» **Task brief**:
Begin at the top of the records below and return each line exactly through the line with "const data = years.map((y, i)". Skip pictures.

[start of Supplied data]

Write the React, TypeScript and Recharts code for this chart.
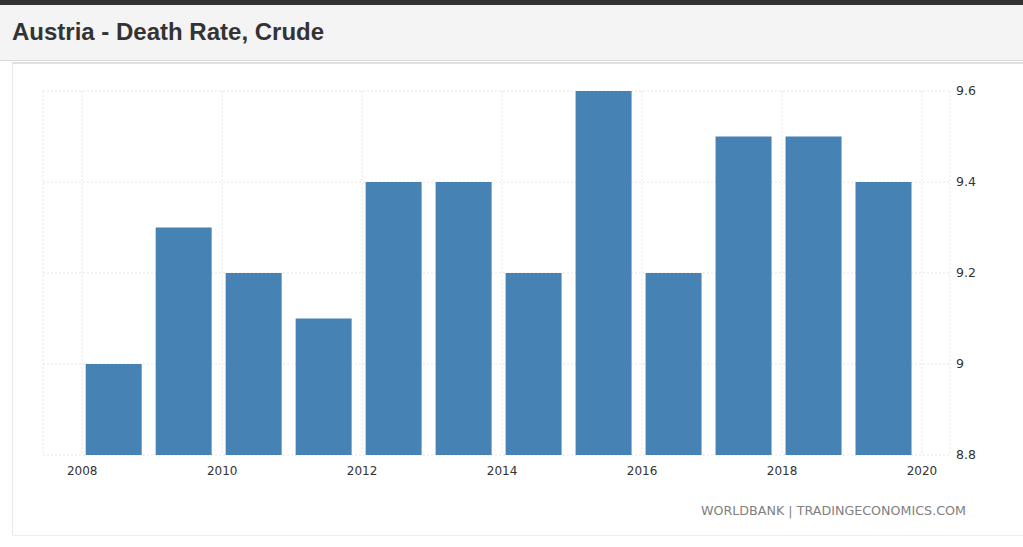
import React from "react";
import { BarChart, Bar, XAxis, YAxis, CartesianGrid } from "recharts";

const years = [2008, 2009, 2010, 2011, 2012, 2013, 2014, 2015, 2016, 2017, 2018, 2019];
const deathRate = [9.0, 9.3, 9.2, 9.1, 9.4, 9.4, 9.2, 9.6, 9.2, 9.5, 9.5, 9.4];
const xTicks = [2008, 2010, 2012, 2014, 2016, 2018, 2020];
const yTicks = [8.8, 9, 9.2, 9.4, 9.6];

// bars sit inside each year's slot, as in the source chart
const data = years.map((y, i) => ({ pos: y + 0.45, value: deathRate[i] }));

export default function App() {
  return (
    <div
      style={{
        position: "absolute",
        left: 0,
        top: 0,
        width: 1023,
        height: 547,
        background: "#ffffff",
        overflow: "hidden",
        fontFamily: "DejaVu Sans, sans-serif",
      }}
    >
      <div style={{ position: "absolute", left: 0, top: 0, width: 1023, height: 5, background: "#333333" }} />
      <div
        style={{
          position: "absolute",
          left: 0,
          top: 5,
          width: 1023,
          height: 55,
          background: "#f4f4f4",
          borderBottom: "1px solid #d8d8d8",
        }}
      />
      <div
        style={{
          position: "absolute",
          left: 12,
          top: 16,
          fontFamily: "Liberation Sans, Arial, sans-serif",
          fontWeight: "bold",
          fontSize: 24,
          color: "#333333",
          lineHeight: "32px",
        }}
      >
        Austria - Death Rate, Crude
      </div>
      <div
        style={{
          position: "absolute",
          left: 12,
          top: 62,
          width: 1020,
          height: 474,
          borderLeft: "1px solid #e8e8e8",
          borderTop: "2px solid #e0e0e0",
          borderBottom: "1px solid #eeeeee",
          boxSizing: "border-box",
        }}
      />
      <div style={{ position: "absolute", left: 0, top: 0 }}>
        <BarChart
          width={1023}
          height={547}
          data={data}
          margin={{ top: 91, left: 43, right: 23, bottom: 62 }}
        >
          <CartesianGrid stroke="#e6e6e6" strokeDasharray="2 2" />
          <XAxis
            dataKey="pos"
            type="number"
            domain={[2007.44, 2020.4]}
            ticks={xTicks}
            allowDataOverflow
            height={30}
            axisLine={false}
            tickLine={false}
            tickSize={0}
            tickMargin={11}
            tick={{ fill: "#333333", fontSize: 12, fontFamily: "DejaVu Sans" }}
          />
          <YAxis
            orientation="right"
            type="number"
            domain={[8.8, 9.6]}
            ticks={yTicks}
            width={50}
            axisLine={false}
            tickLine={false}
            tickSize={0}
            tickMargin={6}
            tick={{ fill: "#333333", fontSize: 12.5, fontFamily: "DejaVu Sans" }}
          />
          <Bar dataKey="value" fill="#4682b4" barSize={56} isAnimationActive={false} />
        </BarChart>
      </div>
      <div
        style={{
          position: "absolute",
          right: 1023 - 966,
          top: 503,
          fontSize: 12.7,
          color: "#808080",
          fontFamily: "DejaVu Sans, sans-serif",
          whiteSpace: "nowrap",
        }}
      >
        WORLDBANK | TRADINGECONOMICS.COM
      </div>
    </div>
  );
}
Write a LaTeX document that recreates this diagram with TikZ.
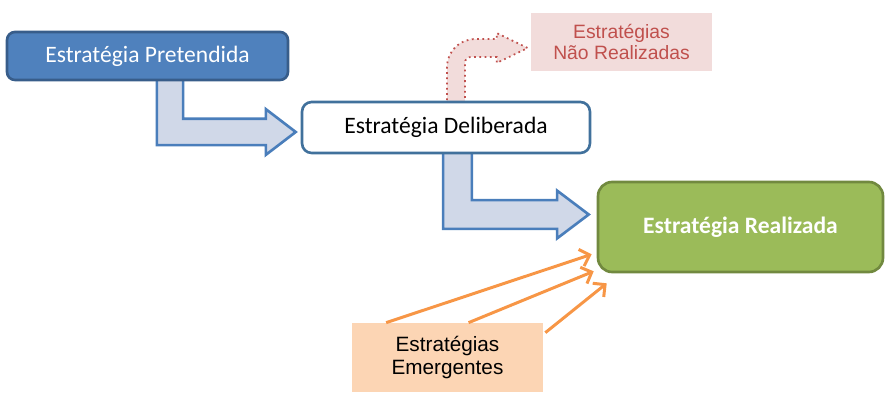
\documentclass[tikz,border=0pt]{standalone}
\usepackage{fontspec}
\setmainfont{Carlito}
\newfontfamily\arialfont{Liberation Sans}
\usetikzlibrary{calc,arrows.meta,backgrounds}

\definecolor{pretblue}{HTML}{4F81BD}
\definecolor{pretline}{HTML}{385D8A}
\definecolor{delibline}{HTML}{41719C}
\definecolor{arrowfill}{HTML}{D0D8E8}
\definecolor{arrowline}{HTML}{4A7EBB}
\definecolor{realgreen}{HTML}{9BBB59}
\definecolor{realline}{HTML}{71893F}
\definecolor{naofill}{HTML}{F2DCDB}
\definecolor{naotext}{HTML}{C0504D}
\definecolor{emergfill}{HTML}{FCD5B4}
\definecolor{emergline}{HTML}{F79646}

\tikzset{
  boxfont/.style={font=\fontsize{13.4}{16}\selectfont},
  pretbox/.style={boxfont, draw=pretline, fill=pretblue, text=white, line width=1.5pt,
    rounded corners=4.5pt, minimum width=5.62cm, minimum height=0.96cm},
  delibbox/.style={boxfont, draw=delibline, fill=white, line width=1.5pt,
    rounded corners=5.5pt, minimum width=5.76cm, minimum height=1.02cm},
  realbox/.style={font=\fontsize{13.4}{16}\selectfont\bfseries, draw=realline, fill=realgreen,
    text=white, line width=1.5pt, rounded corners=8pt, minimum width=5.7cm, minimum height=1.8cm},
  naobox/.style={font=\arialfont\fontsize{11}{12}\selectfont, fill=naofill, text=naotext,
    align=center, minimum width=3.62cm, minimum height=1.16cm},
  emergbox/.style={font=\arialfont\fontsize{11.8}{13}\selectfont, fill=emergfill,
    align=center, minimum width=3.82cm, minimum height=1.38cm},
  blockarrow/.style={draw=arrowline, fill=arrowfill, line width=1.5pt},
  lostarrow/.style={draw=naotext, fill=naofill, line width=1pt, dotted},
  emergarrow/.style={draw=emergline, line width=1.7pt,
    -{Straight Barb[length=5pt,width=10pt]}},
}

% bent block arrow: style, start, tip, shaft half width, head half width, head length
\newcommand{\bentarrow}[6]{%
  \draw[#1] let \p1=(#2), \p2=(#3) in
    (\x1-#4,\y1) -- (\x1-#4,\y2-#4) -- (\x2-#6,\y2-#4) -- (\x2-#6,\y2-#5)
    -- (\x2,\y2) -- (\x2-#6,\y2+#5) -- (\x2-#6,\y2+#4) -- (\x1+#4,\y2+#4)
    -- (\x1+#4,\y1) -- cycle;}

\begin{document}
\begin{tikzpicture}[x=0.02cm,y=-0.02cm]
	\useasboundingbox (0,0) rectangle (892,401);

	% caixas
	\node[pretbox] (pret) at (147.5,56) {Estratégia Pretendida};
	\node[delibbox] (delib) at (446,127.5) {Estratégia Deliberada};
	\node[realbox] (real) at (740.5,227) {Estratégia Realizada};
	\node[naobox] (nao) at (621.5,42) {Estratégias\\Não Realizadas};
	\node[emergbox] (emerg) at (447.5,357.5) {Estratégias\\Emergentes};

	% pontas das setas largas
	\coordinate (s1) at ($(pret.south)+(22.5,-10)$);
	\coordinate (t1) at ($(delib.west)+(-5,4.5)$);
	\coordinate (s2) at ($(delib.south)+(11.5,-10)$);
	\coordinate (t2) at ($(real.west)+(-8,-12.5)$);
	\coordinate (s3) at ($(delib.north)+(10,10)$);
	\coordinate (t3) at ($(nao.west)+(-3,6)$);

	\begin{scope}[on background layer]
		% pretendida -> deliberada -> realizada
		\bentarrow{blockarrow}{s1}{t1}{7.5pt}{13pt}{17pt}
		\bentarrow{blockarrow}{s2}{t2}{8.2pt}{13.6pt}{18pt}

		% deliberada -> nao realizadas
		\draw[lostarrow] let \p1=(s3), \p2=(t3) in
			(\x1-5.1pt,\y1) -- (\x1-5.1pt,\y2-10.9pt)
			.. controls (\x1-5.1pt,\y2-2pt) and (\x1+2pt,\y2+5.1pt) .. (\x1+10.9pt,\y2+5.1pt)
			-- (\x2-17.6pt,\y2+5.1pt) -- (\x2-17.6pt,\y2+8.5pt) -- (\x2,\y2)
			-- (\x2-17.6pt,\y2-8.5pt) -- (\x2-17.6pt,\y2-5.1pt) -- (\x1+8.5pt,\y2-5.1pt)
			.. controls (\x1+6.5pt,\y2-5.1pt) and (\x1+5.1pt,\y2-6.5pt) .. (\x1+5.1pt,\y2-8.5pt)
			-- (\x1+5.1pt,\y1) -- cycle;
	\end{scope}

	% emergentes -> realizada
	\coordinate (e1) at ($(emerg.north west)!0.18!(emerg.north east)$);
	\coordinate (e2) at ($(emerg.north west)!0.61!(emerg.north east)$);
	\coordinate (e3) at ($(emerg.north east)+(2,10)$);
	\coordinate (r1) at ($(real.south west)+(-5,-19)$);
	\coordinate (r2) at ($(real.south west)+(-3,-2)$);
	\coordinate (r3) at ($(real.south west)+(10,10)$);
	\draw[emergarrow] (e1) -- (r1);
	\draw[emergarrow] (e2) -- (r2);
	\draw[emergarrow] (e3) -- (r3);

\end{tikzpicture}
\end{document}
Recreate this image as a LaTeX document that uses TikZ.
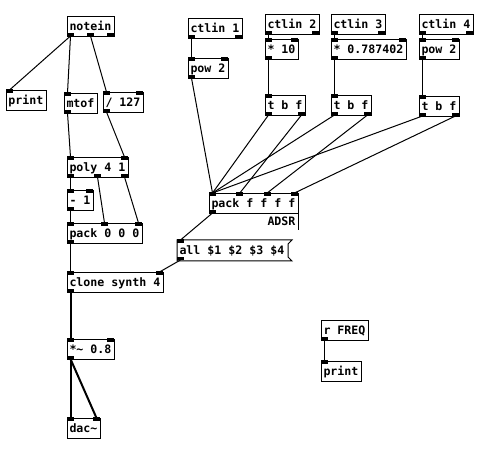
\documentclass[tikz,border=0pt]{standalone}
\usepackage{fontspec}
\newfontfamily\pdfont[WordSpace={1,0,0}]{DejaVu Sans Mono}

% inlets (top) and outlets (bottom) of a box: name, x, y, width, #in, #out
\newcommand\pdports[6]{%
  \ifnum#5>0
    \pgfmathtruncatemacro\pdn{#5-1}%
    \foreach \k in {0,...,\pdn}{%
      \ifnum#5>1 \pgfmathsetmacro\pdx{#2+\k*(#4-7)/(#5-1)}\else \def\pdx{#2}\fi
      \fill (\pdx,#3-0.5) rectangle ++(7,3.5);
      \coordinate (#1-i\k) at (\pdx+3.5,#3);
    }%
  \fi
  \ifnum#6>0
    \pgfmathtruncatemacro\pdn{#6-1}%
    \foreach \k in {0,...,\pdn}{%
      \ifnum#6>1 \pgfmathsetmacro\pdx{#2+\k*(#4-7)/(#6-1)}\else \def\pdx{#2}\fi
      \fill (\pdx,#3+20.5) rectangle ++(7,-3.5);
      \coordinate (#1-o\k) at (\pdx+3.5,#3+20);
    }%
  \fi
}

% object box: name, x, y, width, #in, #out, text
\newcommand\pdobj[7]{%
  \pgfmathsetmacro\pdtw{#4-4}%
  \node[pdbox] (#1) at (#2,#3) {\makebox[\pdtw pt][l]{#7}};
  \pdports{#1}{#2}{#3}{#4}{#5}{#6}%
}

% message box with flag edge: name, x, y, width, text
\newcommand\pdmsg[5]{%
  \pgfmathsetmacro\pdtw{#4-4}%
  \node[pdbox, draw=none] (#1) at (#2,#3) {\makebox[\pdtw pt][l]{#5}};
  \draw[line width=1pt] (#1.north west) -- ([xshift=4pt]#1.north east)
    -- ([yshift=-4pt]#1.north east) -- ([yshift=4pt]#1.south east)
    -- ([xshift=4pt]#1.south east) -- (#1.south west) -- cycle;
  \pdports{#1}{#2}{#3}{#4}{1}{1}%
}

\begin{document}
\begin{tikzpicture}[x=1pt,y=-1pt,
  pdbox/.style={draw, line width=1pt, fill=white, anchor=north west,
    inner xsep=2pt, inner ysep=0pt, minimum height=20pt,
    text height=11pt, text depth=3pt,
    font=\pdfont\bfseries\fontsize{11.6pt}{14pt}\selectfont},
  cord/.style={line width=1pt},
  sigcord/.style={line width=2pt}]
\useasboundingbox[fill=white] (0,0) rectangle (488,449);

% note input chain
\pdobj{notein}{67}{16}{47}{0}{3}{notein}
\pdobj{printa}{6}{90}{40}{1}{0}{print}
\pdobj{mtof}{64}{93}{33}{1}{1}{mtof}
\pdobj{div}{103}{92}{40}{2}{1}{/ 127}
\pdobj{poly}{67}{157}{61}{2}{3}{poly 4 1}
\pdobj{minus}{67}{190}{26}{2}{1}{- 1}
\pdobj{packa}{67}{223}{75}{3}{1}{pack 0 0 0}
\pdobj{clone}{67}{272}{96}{2}{1}{clone synth 4}
\pdobj{gain}{67}{339}{47}{2}{1}{*\textasciitilde{} 0.8}
\pdobj{dac}{67}{418}{33}{2}{0}{dac\textasciitilde}

% controllers
\pdobj{ctla}{188}{18}{54}{0}{2}{ctlin 1}
\pdobj{powa}{188}{58}{40}{2}{1}{pow 2}
\pdobj{ctlb}{265}{14}{54}{0}{2}{ctlin 2}
\pdobj{mulb}{265}{39}{33}{2}{1}{* 10}
\pdobj{ctlc}{331}{14}{54}{0}{2}{ctlin 3}
\pdobj{mulc}{331}{39}{75}{2}{1}{* 0.787402}
\pdobj{ctld}{419}{14}{54}{0}{2}{ctlin 4}
\pdobj{powd}{419}{39}{40}{2}{1}{pow 2}
\pdobj{tbfb}{265}{95}{40}{1}{2}{t b f}
\pdobj{tbfc}{331}{95}{40}{1}{2}{t b f}
\pdobj{tbfd}{419}{96}{40}{1}{2}{t b f}
\pdobj{packb}{209}{193}{89}{4}{1}{pack f f f f}
\node[pdbox, draw=none, fill=none, minimum height=16pt,
  text height=12pt, text depth=3pt] (adsr) at (265,213)
  {\makebox[28pt][l]{ADSR}};
\draw[line width=1pt] (adsr.north east) -- (adsr.south east);
\pdmsg{msg}{177}{240}{110}{all \$1 \$2 \$3 \$4}

% frequency monitor
\pdobj{rfreq}{321}{320}{47}{0}{1}{r FREQ}
\pdobj{printb}{321}{361}{40}{1}{0}{print}

% control connections
\draw[cord] (notein-o0) -- (printa-i0);
\draw[cord] (notein-o0) -- (mtof-i0);
\draw[cord] (notein-o1) -- (div-i0);
\draw[cord] (mtof-o0) -- (poly-i0);
\draw[cord] (div-o0) -- (poly-i1);
\draw[cord] (poly-o0) -- (minus-i0);
\draw[cord] (poly-o1) -- (packa-i1);
\draw[cord] (poly-o2) -- (packa-i2);
\draw[cord] (minus-o0) -- (packa-i0);
\draw[cord] (packa-o0) -- (clone-i0);
\draw[cord] (msg-o0) -- (clone-i1);
\draw[cord] (ctla-o0) -- (powa-i0);
\draw[cord] (powa-o0) -- (packb-i0);
\draw[cord] (ctlb-o0) -- (mulb-i0);
\draw[cord] (mulb-o0) -- (tbfb-i0);
\draw[cord] (ctlc-o0) -- (mulc-i0);
\draw[cord] (mulc-o0) -- (tbfc-i0);
\draw[cord] (ctld-o0) -- (powd-i0);
\draw[cord] (powd-o0) -- (tbfd-i0);
\draw[cord] (tbfb-o0) -- (packb-i0);
\draw[cord] (tbfb-o1) -- (packb-i1);
\draw[cord] (tbfc-o0) -- (packb-i0);
\draw[cord] (tbfc-o1) -- (packb-i2);
\draw[cord] (tbfd-o0) -- (packb-i0);
\draw[cord] (tbfd-o1) -- (packb-i3);
\draw[cord] (packb-o0) -- (msg-i0);
\draw[cord] (rfreq-o0) -- (printb-i0);

% audio connections
\draw[sigcord] (clone-o0) -- (gain-i0);
\draw[sigcord] (gain-o0) -- (dac-i0);
\draw[sigcord] (gain-o0) -- (dac-i1);
\end{tikzpicture}
\end{document}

[end of Supplied data]

» **Result for this task**:
Write the React, TypeScript and Recharts code for this chart.
import React from "react";
import { BarChart, Bar, XAxis, YAxis, CartesianGrid } from "recharts";

const years = [2008, 2009, 2010, 2011, 2012, 2013, 2014, 2015, 2016, 2017, 2018, 2019];
const deathRate = [9.0, 9.3, 9.2, 9.1, 9.4, 9.4, 9.2, 9.6, 9.2, 9.5, 9.5, 9.4];
const xTicks = [2008, 2010, 2012, 2014, 2016, 2018, 2020];
const yTicks = [8.8, 9, 9.2, 9.4, 9.6];

// bars sit inside each year's slot, as in the source chart
const data = years.map((y, i) => ({ pos: y + 0.45, value: deathRate[i] }));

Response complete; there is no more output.